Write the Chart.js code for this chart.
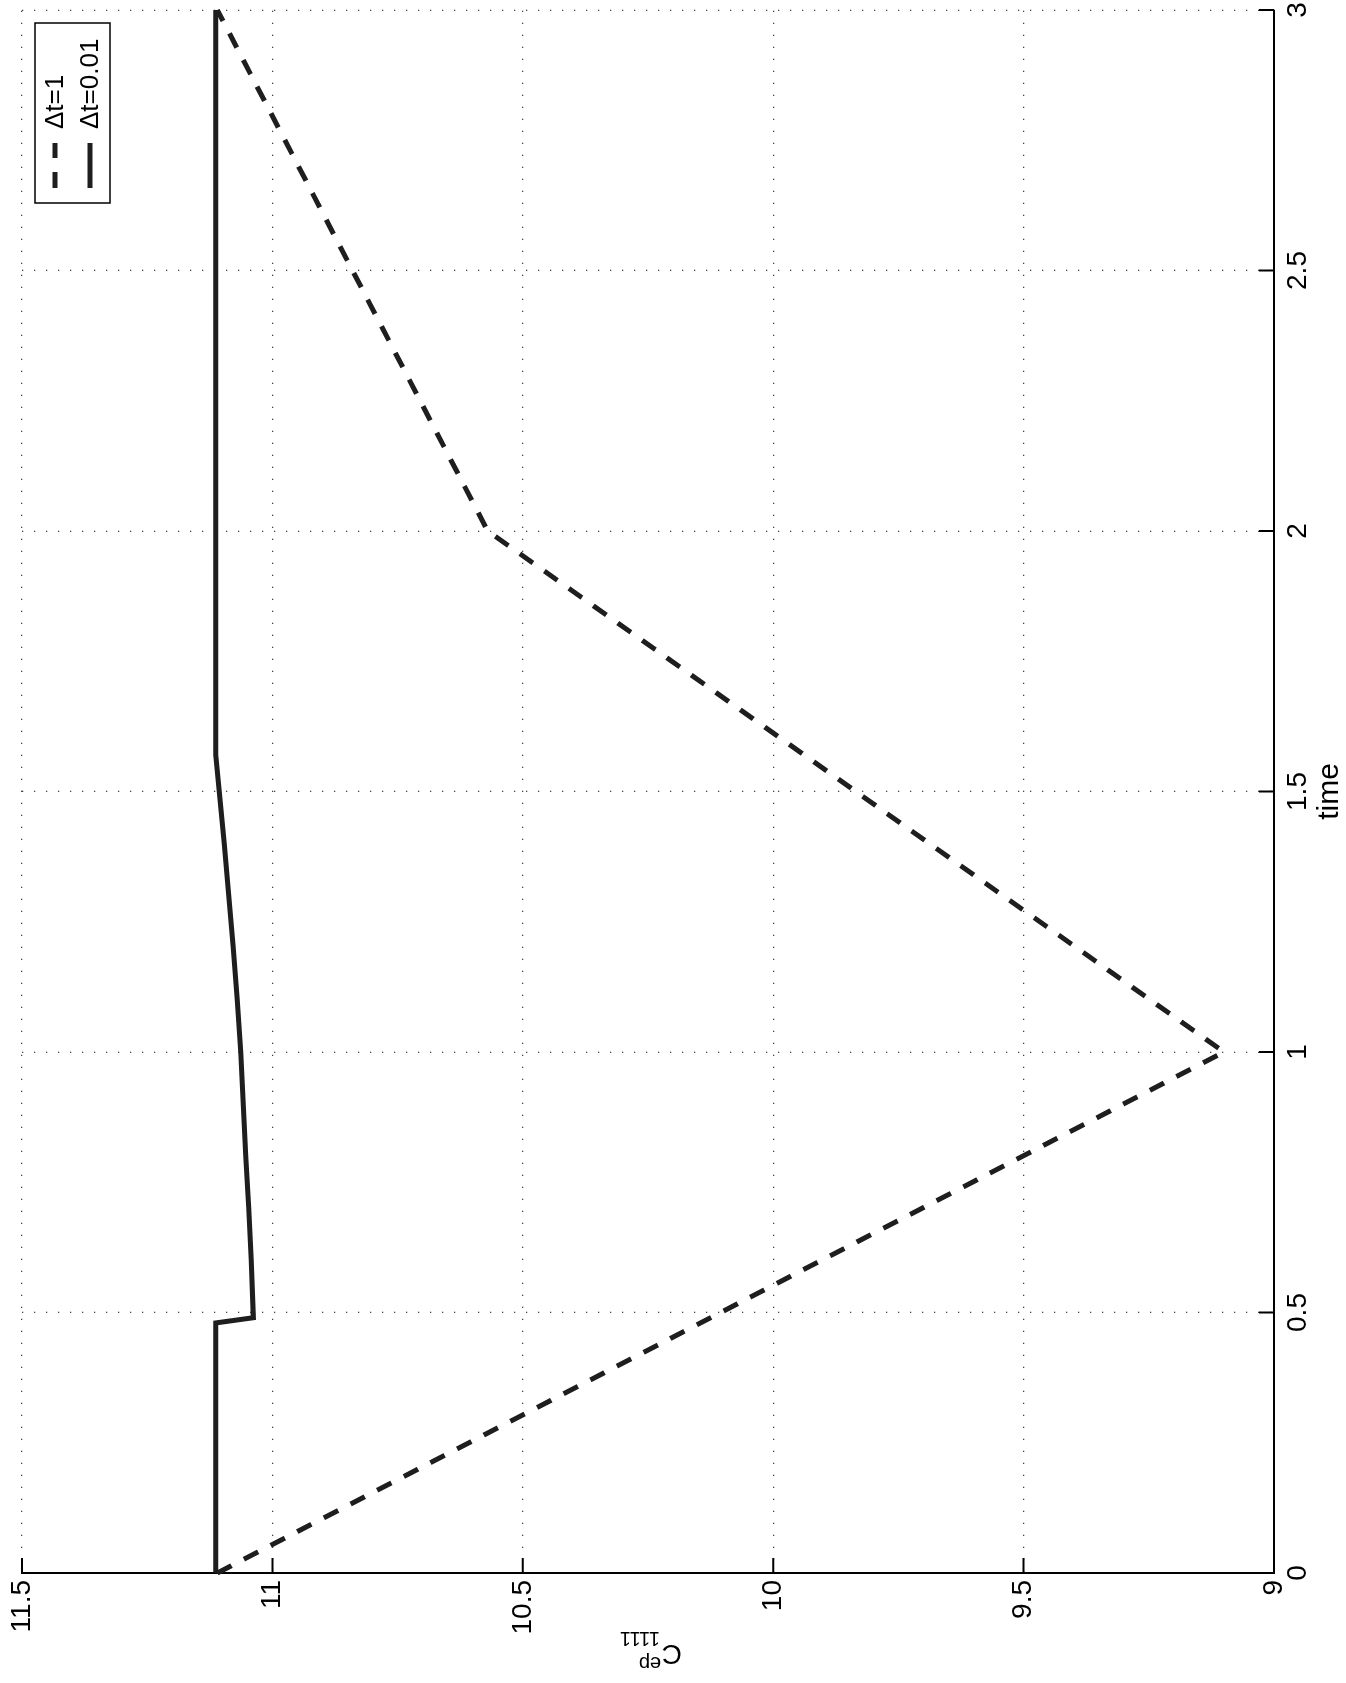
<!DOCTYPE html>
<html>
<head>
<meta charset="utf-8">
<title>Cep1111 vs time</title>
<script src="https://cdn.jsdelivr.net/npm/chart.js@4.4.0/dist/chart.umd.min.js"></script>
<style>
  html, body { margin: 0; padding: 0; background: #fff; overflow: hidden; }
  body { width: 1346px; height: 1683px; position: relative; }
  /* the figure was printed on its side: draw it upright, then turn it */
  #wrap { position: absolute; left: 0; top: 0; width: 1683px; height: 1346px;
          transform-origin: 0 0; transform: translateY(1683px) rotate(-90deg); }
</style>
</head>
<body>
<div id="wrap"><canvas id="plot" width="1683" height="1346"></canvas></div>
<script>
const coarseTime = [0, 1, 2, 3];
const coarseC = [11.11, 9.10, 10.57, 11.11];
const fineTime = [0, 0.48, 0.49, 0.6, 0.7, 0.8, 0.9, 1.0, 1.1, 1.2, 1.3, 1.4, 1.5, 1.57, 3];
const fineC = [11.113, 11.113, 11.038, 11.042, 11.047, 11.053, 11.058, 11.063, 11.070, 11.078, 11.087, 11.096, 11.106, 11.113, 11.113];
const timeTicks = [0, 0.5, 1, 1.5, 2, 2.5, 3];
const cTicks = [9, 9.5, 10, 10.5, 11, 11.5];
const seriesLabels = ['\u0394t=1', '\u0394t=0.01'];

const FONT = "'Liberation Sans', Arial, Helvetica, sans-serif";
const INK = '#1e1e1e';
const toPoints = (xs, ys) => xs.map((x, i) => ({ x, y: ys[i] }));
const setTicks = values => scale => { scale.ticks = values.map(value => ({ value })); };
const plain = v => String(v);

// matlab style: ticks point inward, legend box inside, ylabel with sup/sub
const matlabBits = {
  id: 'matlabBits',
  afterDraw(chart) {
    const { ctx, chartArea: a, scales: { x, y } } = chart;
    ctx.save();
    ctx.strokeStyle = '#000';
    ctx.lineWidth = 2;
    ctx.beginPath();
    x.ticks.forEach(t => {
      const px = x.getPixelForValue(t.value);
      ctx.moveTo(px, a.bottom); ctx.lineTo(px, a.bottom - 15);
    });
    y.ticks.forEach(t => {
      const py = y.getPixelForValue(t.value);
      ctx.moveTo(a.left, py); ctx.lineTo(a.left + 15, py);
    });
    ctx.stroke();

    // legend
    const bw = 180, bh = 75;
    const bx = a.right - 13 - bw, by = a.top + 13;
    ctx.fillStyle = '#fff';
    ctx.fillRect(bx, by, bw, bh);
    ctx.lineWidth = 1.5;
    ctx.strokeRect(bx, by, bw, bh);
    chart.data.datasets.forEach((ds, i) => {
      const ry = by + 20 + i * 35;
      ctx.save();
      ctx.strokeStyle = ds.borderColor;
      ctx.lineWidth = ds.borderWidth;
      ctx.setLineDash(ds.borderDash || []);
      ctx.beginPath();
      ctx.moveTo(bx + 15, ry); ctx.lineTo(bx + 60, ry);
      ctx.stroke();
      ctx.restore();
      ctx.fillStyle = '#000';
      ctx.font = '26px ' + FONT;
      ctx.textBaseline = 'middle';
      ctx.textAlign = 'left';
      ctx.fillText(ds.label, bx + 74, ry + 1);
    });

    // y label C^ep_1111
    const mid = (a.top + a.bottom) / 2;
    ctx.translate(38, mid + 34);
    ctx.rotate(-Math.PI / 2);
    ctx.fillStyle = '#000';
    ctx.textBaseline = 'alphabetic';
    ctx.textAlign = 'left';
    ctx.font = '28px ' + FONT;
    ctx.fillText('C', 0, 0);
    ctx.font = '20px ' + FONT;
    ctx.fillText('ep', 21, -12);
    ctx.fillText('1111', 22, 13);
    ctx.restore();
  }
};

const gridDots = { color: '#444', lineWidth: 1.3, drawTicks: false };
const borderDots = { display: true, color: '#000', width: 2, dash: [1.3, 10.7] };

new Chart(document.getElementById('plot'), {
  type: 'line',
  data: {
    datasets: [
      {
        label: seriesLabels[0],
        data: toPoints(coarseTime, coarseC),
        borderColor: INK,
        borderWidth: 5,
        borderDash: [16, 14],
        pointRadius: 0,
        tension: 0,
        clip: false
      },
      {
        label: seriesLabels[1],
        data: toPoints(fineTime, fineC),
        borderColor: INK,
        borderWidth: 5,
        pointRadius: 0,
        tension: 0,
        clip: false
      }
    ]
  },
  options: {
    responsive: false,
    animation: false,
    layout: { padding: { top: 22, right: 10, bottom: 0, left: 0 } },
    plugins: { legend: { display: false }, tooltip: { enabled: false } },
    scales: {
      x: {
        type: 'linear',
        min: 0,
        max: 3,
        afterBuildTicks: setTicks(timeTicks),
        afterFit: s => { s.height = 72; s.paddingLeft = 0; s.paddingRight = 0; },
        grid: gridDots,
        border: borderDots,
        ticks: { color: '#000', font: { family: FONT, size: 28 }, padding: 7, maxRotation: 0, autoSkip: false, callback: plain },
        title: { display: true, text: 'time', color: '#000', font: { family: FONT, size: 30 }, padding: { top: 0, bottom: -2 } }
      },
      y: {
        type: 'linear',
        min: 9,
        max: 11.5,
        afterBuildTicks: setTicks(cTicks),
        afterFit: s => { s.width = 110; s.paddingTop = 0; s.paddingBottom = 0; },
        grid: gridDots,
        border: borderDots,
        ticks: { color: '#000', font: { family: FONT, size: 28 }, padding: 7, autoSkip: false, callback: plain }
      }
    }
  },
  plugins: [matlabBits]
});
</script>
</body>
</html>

━━━

YOUR TASK —
Copy out all the data exactly; skip the pictures.

EXERCISE OUTPUT —
Write the Chart.js code for this chart.
<!DOCTYPE html>
<html>
<head>
<meta charset="utf-8">
<title>Cep1111 vs time</title>
<script src="https://cdn.jsdelivr.net/npm/chart.js@4.4.0/dist/chart.umd.min.js"></script>
<style>
  html, body { margin: 0; padding: 0; background: #fff; overflow: hidden; }
  body { width: 1346px; height: 1683px; position: relative; }
  /* the figure was printed on its side: draw it upright, then turn it */
  #wrap { position: absolute; left: 0; top: 0; width: 1683px; height: 1346px;
          transform-origin: 0 0; transform: translateY(1683px) rotate(-90deg); }
</style>
</head>
<body>
<div id="wrap"><canvas id="plot" width="1683" height="1346"></canvas></div>
<script>
const coarseTime = [0, 1, 2, 3];
const coarseC = [11.11, 9.10, 10.57, 11.11];
const fineTime = [0, 0.48, 0.49, 0.6, 0.7, 0.8, 0.9, 1.0, 1.1, 1.2, 1.3, 1.4, 1.5, 1.57, 3];
const fineC = [11.113, 11.113, 11.038, 11.042, 11.047, 11.053, 11.058, 11.063, 11.070, 11.078, 11.087, 11.096, 11.106, 11.113, 11.113];
const timeTicks = [0, 0.5, 1, 1.5, 2, 2.5, 3];
const cTicks = [9, 9.5, 10, 10.5, 11, 11.5];
const seriesLabels = ['\u0394t=1', '\u0394t=0.01'];

const FONT = "'Liberation Sans', Arial, Helvetica, sans-serif";
const INK = '#1e1e1e';
const toPoints = (xs, ys) => xs.map((x, i) => ({ x, y: ys[i] }));
const setTicks = values => scale => { scale.ticks = values.map(value => ({ value })); };
const plain = v => String(v);

// matlab style: ticks point inward, legend box inside, ylabel with sup/sub
const matlabBits = {
  id: 'matlabBits',
  afterDraw(chart) {
    const { ctx, chartArea: a, scales: { x, y } } = chart;
    ctx.save();
    ctx.strokeStyle = '#000';
    ctx.lineWidth = 2;
    ctx.beginPath();
    x.ticks.forEach(t => {
      const px = x.getPixelForValue(t.value);
      ctx.moveTo(px, a.bottom); ctx.lineTo(px, a.bottom - 15);
    });
    y.ticks.forEach(t => {
      const py = y.getPixelForValue(t.value);
      ctx.moveTo(a.left, py); ctx.lineTo(a.left + 15, py);
    });
    ctx.stroke();

    // legend
    const bw = 180, bh = 75;
    const bx = a.right - 13 - bw, by = a.top + 13;
    ctx.fillStyle = '#fff';
    ctx.fillRect(bx, by, bw, bh);
    ctx.lineWidth = 1.5;
    ctx.strokeRect(bx, by, bw, bh);
    chart.data.datasets.forEach((ds, i) => {
      const ry = by + 20 + i * 35;
      ctx.save();
      ctx.strokeStyle = ds.borderColor;
      ctx.lineWidth = ds.borderWidth;
      ctx.setLineDash(ds.borderDash || []);
      ctx.beginPath();
      ctx.moveTo(bx + 15, ry); ctx.lineTo(bx + 60, ry);
      ctx.stroke();
      ctx.restore();
      ctx.fillStyle = '#000';
      ctx.font = '26px ' + FONT;
      ctx.textBaseline = 'middle';
      ctx.textAlign = 'left';
      ctx.fillText(ds.label, bx + 74, ry + 1);
    });

    // y label C^ep_1111
    const mid = (a.top + a.bottom) / 2;
    ctx.translate(38, mid + 34);
    ctx.rotate(-Math.PI / 2);
    ctx.fillStyle = '#000';
    ctx.textBaseline = 'alphabetic';
    ctx.textAlign = 'left';
    ctx.font = '28px ' + FONT;
    ctx.fillText('C', 0, 0);
    ctx.font = '20px ' + FONT;
    ctx.fillText('ep', 21, -12);
    ctx.fillText('1111', 22, 13);
    ctx.restore();
  }
};

const gridDots = { color: '#444', lineWidth: 1.3, drawTicks: false };
const borderDots = { display: true, color: '#000', width: 2, dash: [1.3, 10.7] };

new Chart(document.getElementById('plot'), {
  type: 'line',
  data: {
    datasets: [
      {
        label: seriesLabels[0],
        data: toPoints(coarseTime, coarseC),
        borderColor: INK,
        borderWidth: 5,
        borderDash: [16, 14],
        pointRadius: 0,
        tension: 0,
        clip: false
      },
      {
        label: seriesLabels[1],
        data: toPoints(fineTime, fineC),
        borderColor: INK,
        borderWidth: 5,
        pointRadius: 0,
        tension: 0,
        clip: false
      }
    ]
  },
  options: {
    responsive: false,
    animation: false,
    layout: { padding: { top: 22, right: 10, bottom: 0, left: 0 } },
    plugins: { legend: { display: false }, tooltip: { enabled: false } },
    scales: {
      x: {
        type: 'linear',
        min: 0,
        max: 3,
        afterBuildTicks: setTicks(timeTicks),
        afterFit: s => { s.height = 72; s.paddingLeft = 0; s.paddingRight = 0; },
        grid: gridDots,
        border: borderDots,
        ticks: { color: '#000', font: { family: FONT, size: 28 }, padding: 7, maxRotation: 0, autoSkip: false, callback: plain },
        title: { display: true, text: 'time', color: '#000', font: { family: FONT, size: 30 }, padding: { top: 0, bottom: -2 } }
      },
      y: {
        type: 'linear',
        min: 9,
        max: 11.5,
        afterBuildTicks: setTicks(cTicks),
        afterFit: s => { s.width = 110; s.paddingTop = 0; s.paddingBottom = 0; },
        grid: gridDots,
        border: borderDots,
        ticks: { color: '#000', font: { family: FONT, size: 28 }, padding: 7, autoSkip: false, callback: plain }
      }
    }
  },
  plugins: [matlabBits]
});
</script>
</body>
</html>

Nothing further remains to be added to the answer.